By means of TAC Xenta OP, TAC Vista or a network management tool, the status can be changed to configured. Then, both the program and the network communication are running. The service LED is off. This is the normal state for a controller in operation.

Now the controller uses the address which it was given by the tool during configuration. With TAC Xenta OP you cannot, however, set an address. Therefore all controllers get default addresses. This means that such a TAC Xenta 100 cannot work on a network. It can only work stand-alone.

In this state you can set parameters and variables.

Configured, soft online

To get the controller into this state, you need a network management tool. The controller has a program and a network configuration, but the program and the communication are at a standstill. The light emitting diode is off. If the controller is reset, it will go into configured, online.

Configured, hard online

Without a program and not configured

This states indicates that there is something wrong with the controller. No program can be detected. The light emitting diode is lit.

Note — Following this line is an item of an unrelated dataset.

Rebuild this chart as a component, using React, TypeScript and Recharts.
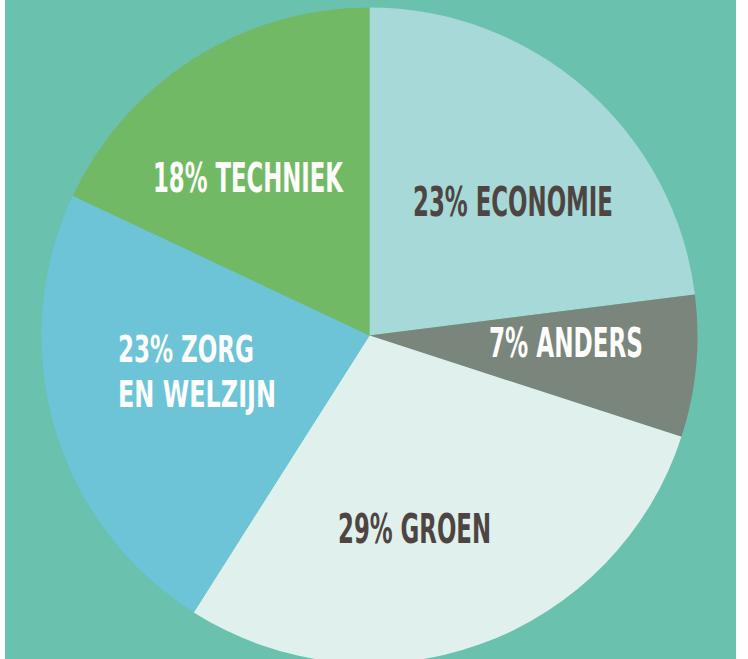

3.3.3 Configuration parameters (nci’s)

TAC Xenta 100 has a number of configuration parameters, where you can set how the controller should be working. Read about them in chapter 4. There are also network variables which controls the controller during operation.

Use the commissioning protocol in Appendix B to write down your settings at commissioning. In chapter 8, there is information on all parameters and variables, such as their index, accepted values, default values. There are detailed descriptions of the parameters and variables in chapter 4, 5, and 6.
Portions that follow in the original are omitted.